To do:
Go through the entries and transcribe each one exactly, dropping the pictures.

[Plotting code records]
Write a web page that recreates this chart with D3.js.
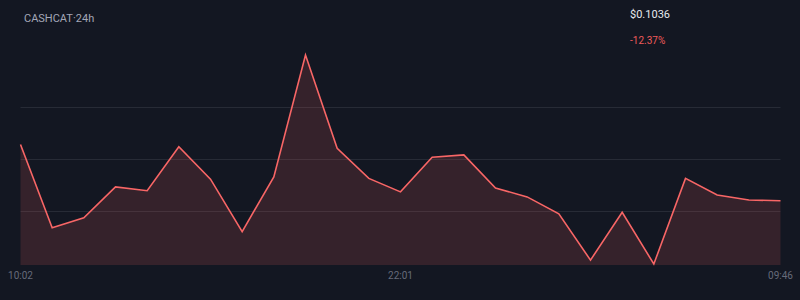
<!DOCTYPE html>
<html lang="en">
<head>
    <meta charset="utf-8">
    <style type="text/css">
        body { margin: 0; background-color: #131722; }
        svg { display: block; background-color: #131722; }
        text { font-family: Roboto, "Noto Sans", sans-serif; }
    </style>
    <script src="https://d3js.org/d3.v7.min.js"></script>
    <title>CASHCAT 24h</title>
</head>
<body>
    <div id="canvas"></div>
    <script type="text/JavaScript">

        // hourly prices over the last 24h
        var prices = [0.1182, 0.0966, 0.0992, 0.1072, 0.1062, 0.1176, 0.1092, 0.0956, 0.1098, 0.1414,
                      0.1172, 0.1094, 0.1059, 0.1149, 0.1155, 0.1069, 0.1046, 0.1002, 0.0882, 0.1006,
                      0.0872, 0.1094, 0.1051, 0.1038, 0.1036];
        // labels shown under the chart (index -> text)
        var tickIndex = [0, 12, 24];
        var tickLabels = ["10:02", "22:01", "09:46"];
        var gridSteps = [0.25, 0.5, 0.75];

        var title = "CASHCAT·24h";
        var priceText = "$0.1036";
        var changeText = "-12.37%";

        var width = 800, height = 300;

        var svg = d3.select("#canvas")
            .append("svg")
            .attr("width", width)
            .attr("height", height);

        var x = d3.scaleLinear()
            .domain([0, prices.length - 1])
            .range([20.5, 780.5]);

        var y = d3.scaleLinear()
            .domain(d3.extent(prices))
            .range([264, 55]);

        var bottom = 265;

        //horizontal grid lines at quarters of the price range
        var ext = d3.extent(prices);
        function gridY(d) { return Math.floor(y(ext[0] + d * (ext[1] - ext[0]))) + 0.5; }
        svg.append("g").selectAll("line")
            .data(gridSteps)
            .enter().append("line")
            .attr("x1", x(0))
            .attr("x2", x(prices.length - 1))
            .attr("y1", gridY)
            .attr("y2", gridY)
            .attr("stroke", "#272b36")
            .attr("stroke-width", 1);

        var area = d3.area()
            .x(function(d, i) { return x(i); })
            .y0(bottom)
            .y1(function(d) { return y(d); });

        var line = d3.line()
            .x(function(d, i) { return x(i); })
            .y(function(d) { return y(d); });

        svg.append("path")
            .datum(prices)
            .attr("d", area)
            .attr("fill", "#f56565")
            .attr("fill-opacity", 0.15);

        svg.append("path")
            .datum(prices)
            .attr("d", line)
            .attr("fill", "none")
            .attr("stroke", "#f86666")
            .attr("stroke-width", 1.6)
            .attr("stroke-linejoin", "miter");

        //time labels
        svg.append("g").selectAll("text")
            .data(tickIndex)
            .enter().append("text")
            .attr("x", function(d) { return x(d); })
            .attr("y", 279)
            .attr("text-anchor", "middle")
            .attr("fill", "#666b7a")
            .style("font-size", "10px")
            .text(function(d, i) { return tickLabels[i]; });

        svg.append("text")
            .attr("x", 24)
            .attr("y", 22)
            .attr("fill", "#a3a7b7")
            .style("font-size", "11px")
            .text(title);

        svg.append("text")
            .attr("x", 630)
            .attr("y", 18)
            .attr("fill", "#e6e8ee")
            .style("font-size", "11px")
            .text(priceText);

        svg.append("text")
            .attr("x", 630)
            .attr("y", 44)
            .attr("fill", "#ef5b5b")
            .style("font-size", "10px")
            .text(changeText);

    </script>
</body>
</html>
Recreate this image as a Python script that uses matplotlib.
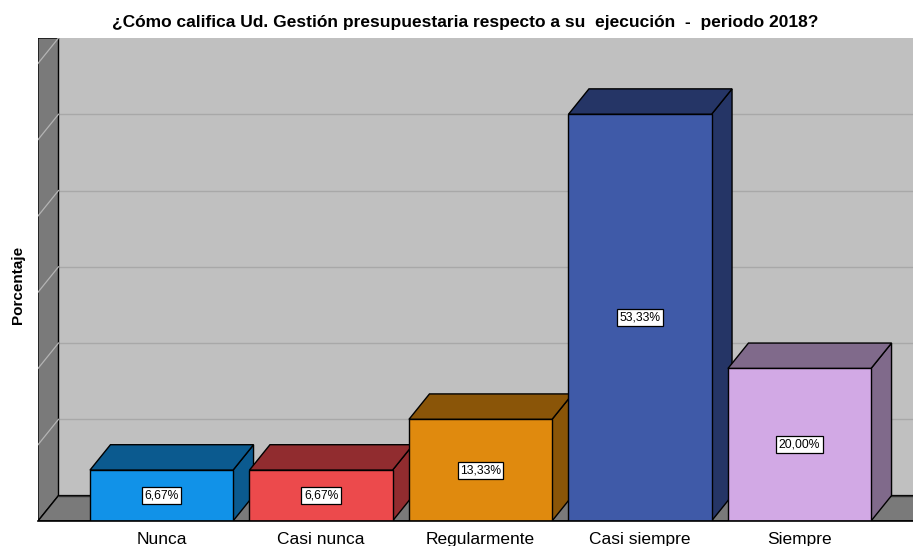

Response to the exercise:
Write a web page that recreates this chart with D3.js.
<!DOCTYPE html>
<html lang="en">
<head>
    <meta charset="utf-8">
    <style type="text/css">
        body { margin: 0; background-color: #131722; }
        svg { display: block; background-color: #131722; }
        text { font-family: Roboto, "Noto Sans", sans-serif; }
    </style>
    <script src="https://d3js.org/d3.v7.min.js"></script>
    <title>CASHCAT 24h</title>
</head>
<body>
    <div id="canvas"></div>
    <script type="text/JavaScript">

        // hourly prices over the last 24h
        var prices = [0.1182, 0.0966, 0.0992, 0.1072, 0.1062, 0.1176, 0.1092, 0.0956, 0.1098, 0.1414,
                      0.1172, 0.1094, 0.1059, 0.1149, 0.1155, 0.1069, 0.1046, 0.1002, 0.0882, 0.1006,
                      0.0872, 0.1094, 0.1051, 0.1038, 0.1036];
        // labels shown under the chart (index -> text)
        var tickIndex = [0, 12, 24];
        var tickLabels = ["10:02", "22:01", "09:46"];
        var gridSteps = [0.25, 0.5, 0.75];

        var title = "CASHCAT·24h";
        var priceText = "$0.1036";
        var changeText = "-12.37%";

        var width = 800, height = 300;

        var svg = d3.select("#canvas")
            .append("svg")
            .attr("width", width)
            .attr("height", height);

        var x = d3.scaleLinear()
            .domain([0, prices.length - 1])
            .range([20.5, 780.5]);

        var y = d3.scaleLinear()
            .domain(d3.extent(prices))
            .range([264, 55]);

        var bottom = 265;

        //horizontal grid lines at quarters of the price range
        var ext = d3.extent(prices);
        function gridY(d) { return Math.floor(y(ext[0] + d * (ext[1] - ext[0]))) + 0.5; }
        svg.append("g").selectAll("line")
            .data(gridSteps)
            .enter().append("line")
            .attr("x1", x(0))
            .attr("x2", x(prices.length - 1))
            .attr("y1", gridY)
            .attr("y2", gridY)
            .attr("stroke", "#272b36")
            .attr("stroke-width", 1);

        var area = d3.area()
            .x(function(d, i) { return x(i); })
            .y0(bottom)
            .y1(function(d) { return y(d); });

        var line = d3.line()
            .x(function(d, i) { return x(i); })
            .y(function(d) { return y(d); });

        svg.append("path")
            .datum(prices)
            .attr("d", area)
            .attr("fill", "#f56565")
            .attr("fill-opacity", 0.15);

        svg.append("path")
            .datum(prices)
            .attr("d", line)
            .attr("fill", "none")
            .attr("stroke", "#f86666")
            .attr("stroke-width", 1.6)
            .attr("stroke-linejoin", "miter");

        //time labels
        svg.append("g").selectAll("text")
            .data(tickIndex)
            .enter().append("text")
            .attr("x", function(d) { return x(d); })
            .attr("y", 279)
            .attr("text-anchor", "middle")
            .attr("fill", "#666b7a")
            .style("font-size", "10px")
            .text(function(d, i) { return tickLabels[i]; });

        svg.append("text")
            .attr("x", 24)
            .attr("y", 22)
            .attr("fill", "#a3a7b7")
            .style("font-size", "11px")
            .text(title);

        svg.append("text")
            .attr("x", 630)
            .attr("y", 18)
            .attr("fill", "#e6e8ee")
            .style("font-size", "11px")
            .text(priceText);

        svg.append("text")
            .attr("x", 630)
            .attr("y", 44)
            .attr("fill", "#ef5b5b")
            .style("font-size", "10px")
            .text(changeText);

    </script>
</body>
</html>
Recreate this image as a Python script that uses matplotlib.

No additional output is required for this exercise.